Well if your game is just a beer and pretzel game where you kill orcs and take pie in a 4x4 room, then there are probably no politics to worry about. Those kinds of games can be silly and enjoyable. Until we get into the economics of pie exchange and supply and demand of fruity pastries. ;)

Again, the major disconnect is that people think that including LGBT NPCs begets the social issues, which the adventures that Paizo has published have proved otherwise. Only thing Paizo can do is keep including the NPCs without the social issues. Which I'm totally fine with :)


I think it's important to remember two very important things:

1. This country (the USA) is undergoing a radical philosophical change when it come to the LGBT community. Other countries are as well. What was once, and sadly still is, seen as sexual deviancy in many cultures is now being seen for what it is. Namely that sexual preference is not a choice but it is how we are wired. Logically more and more people are getting this and with time this won't even be a blip on the social radar. That's the good news. The bad news is tolerance isn't a light switch. It takes time. Sometimes multiple generations.

I understand that everyone wants to be accepted for who they are but you cannot realistically expect everyone to embrace it just because you want it NOW. That is the crux of this problem. One side is saying "Go, go, go! Equality now!!!" Not everyone on the other side is entirely comfortable with that yet. They get it logically but it's hard to shake off the institutionalized belief that homosexuality is wrong.

2. Paizo is in a weird spot. The important NPCs in the APs need to be fleshed out. That means they have to give us as complete a view of these characters as they can in just a page or two. I think I now have a better understanding of the position they are in. Damned if you do, damned if you don't.

It's tough and I don't envy the decisions they make sometimes. Yes, the LGBT world is scary to people not in it and for those of you who are I understand your want for tolerance now. Please understand that when people raise the agenda flag or flat out say they hate the inclusion of these characters it comes from a place of fear and ignorance. This is a fast moving social shift that requires a lot of understanding on both sides and it's important to respect each other's perspectives without calling each other names.

I'm doing my part by telling my kids it's no big deal and that, I think, is the most important thing.


Odraude wrote:
Well if your game is just a beer and pretzel game where you kill orcs and take pie in a 4x4 room, then there are probably no politics to worry about.

No, there definitely still are. Is there a female PC in your beer & pretzels game? That's not particularly noteworthy in our culture, but in any culture where a woman's role is strictly controlled, playing a woman who slew monsters for gold and glory would be seen as a radical political statement!

The point is that it's impossible to remove politics from a game as involved as D&D because politics is simply a way of looking at how people interact. What someone really means when they say they want to keep politics out of their game is that they want their game to reflect the norms that they personally are comfortable with. They don't say that, of course, because it paints them in an unflattering light, but it's the truth.


Odraude wrote:
John Kretzer wrote:

I find it odd that the complain against having LGBT NPCs is that people don't want to include 'real world' politics into their game. It interferes with there 'escapism' and fantasy world. And don't how this being a bigot. Which they may or may not be...it might be because there are not thinking it through...

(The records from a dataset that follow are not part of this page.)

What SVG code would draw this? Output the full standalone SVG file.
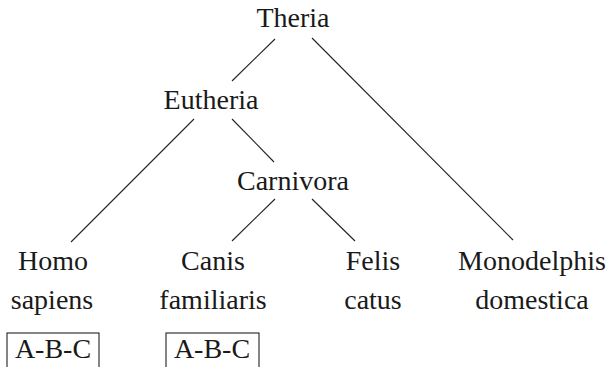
<svg xmlns="http://www.w3.org/2000/svg" width="609" height="367" viewBox="0 0 609 367">
  <style>
    text { font-family: "Liberation Serif", "DejaVu Serif", serif; font-size: 28px; fill: #1a1a1a; text-anchor: middle; }
    .edge { stroke: #222; stroke-width: 1.1; fill: none; }
    .box { fill: none; stroke: #222; stroke-width: 1.1; }
  </style>
  <rect width="609" height="367" fill="#ffffff"/>
  <!-- tree edges -->
  <g id="edges">
    <line class="edge" x1="275" y1="39" x2="232" y2="81"/>
    <line class="edge" x1="312" y1="38" x2="513" y2="240"/>
    <line class="edge" x1="194" y1="119" x2="71" y2="242"/>
    <line class="edge" x1="232" y1="119" x2="274" y2="162"/>
    <line class="edge" x1="275" y1="199" x2="232" y2="241"/>
    <line class="edge" x1="312" y1="199" x2="355" y2="241"/>
  </g>
  <g id="theria"><text x="293" y="27">Theria</text></g>
  <g id="eutheria"><text x="211" y="109">Eutheria</text></g>
  <g id="carnivora"><text x="293" y="190">Carnivora</text></g>
  <g id="homo-sapiens">
    <text x="53" y="270">Homo</text>
    <text x="52" y="309">sapiens</text>
    <rect class="box" x="7" y="333" width="92" height="40"/>
    <text x="53" y="358">A-B-C</text>
  </g>
  <g id="canis-familiaris">
    <text x="213" y="270">Canis</text>
    <text x="213" y="309">familiaris</text>
    <rect class="box" x="166" y="333" width="93" height="40"/>
    <text x="212" y="358">A-B-C</text>
  </g>
  <g id="felis-catus">
    <text x="373" y="270">Felis</text>
    <text x="373" y="309">catus</text>
  </g>
  <g id="monodelphis-domestica">
    <text x="532" y="270">Monodelphis</text>
    <text x="532" y="309">domestica</text>
  </g>
</svg>
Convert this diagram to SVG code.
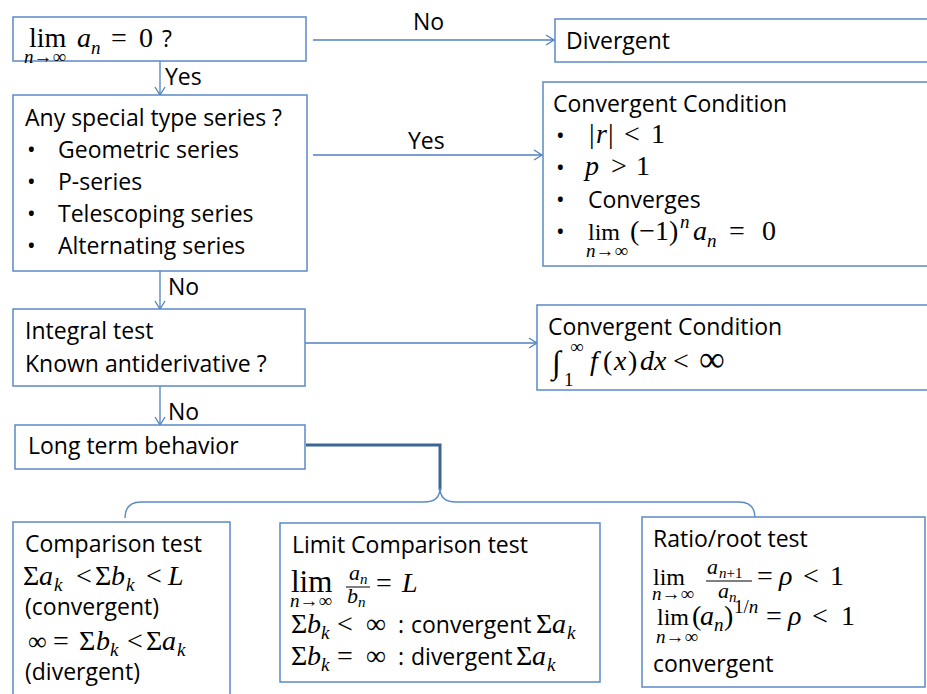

So I'll explain it it them. The problem is pretty what these people are saying is that in your fantasy world LGBT people just don't exist. That is the world you want to 'escape' too. That is kindas of like saying the 'real world' would be better of without LGBT people in it. As a fantasy world of your construction is going to reflect what you think by your exclusions.

Let's not put words in their mouths. I think that's a hefty conclusion to jump to. I don't think they want a real world completely devoid of LGBT people. All it is is that some people believe that you can't divorce LGBT NPCs from the social prejudice of today's culture. I think that Paizo is doing a good job so far at gradually proving that notion wrong. :)

I was not really trying to put words in peoples mouths...I was trying to express what they are saying to certain people...even if it is not their intent.


thejeff wrote:
John Kretzer wrote:

I find it odd that the complain against having LGBT NPCs is that people don't want to include 'real world' politics into their game. It interferes with there 'escapism' and fantasy world. And don't how this being a bigot. Which they may or may not be...it might be because there are not thinking it through...

So I'll explain it it them. The problem is pretty what these people are saying is that in your fantasy world LGBT people just don't exist. That is the world you want to 'escape' too. That is kindas of like saying the 'real world' would be better of without LGBT people in it. As a fantasy world of your construction is going to reflect what you think by your exclusions.

Though, otoh, the fantasy world that I'd really want to escape to would also probably have a lot less horrible monsters in it than a D&D world. :)

I'm not sure how that plays in.

I certainly don't think the real world would be better off with Otyughs. for example.

Ah...but you need monsters to fight in your Heroic fantasy world...otherwise you don't get to be the Hero.

Also...waay off topic but if otyughs existed in the real world would probably mean our sewage systems would work a 1000 times better. ;)


Scott Betts wrote:
Odraude wrote:
Well if your game is just a beer and pretzel game where you kill orcs and take pie in a 4x4 room, then there are probably no politics to worry about.

No, there definitely still are. Is there a female PC in your beer & pretzels game? That's not particularly noteworthy in our culture, but in any culture where a woman's role is strictly controlled, playing a woman who slew monsters for gold and glory would be seen as a radical political statement!

The point is that it's impossible to remove politics from a game as involved as D&D because politics is simply a way of looking at how people interact. What someone really means when they say they want to keep politics out of their game is that they want their game to reflect the norms that they personally are comfortable with. They don't say that, of course, because it paints them in an unflattering light, but it's the truth.

You're making a good point in this post and the other related ones before it. Thanks.

The conscious exclusion of LGBT characters from the game, and actively arguing against their inclusion, as some do, itself imposes politics upon the game.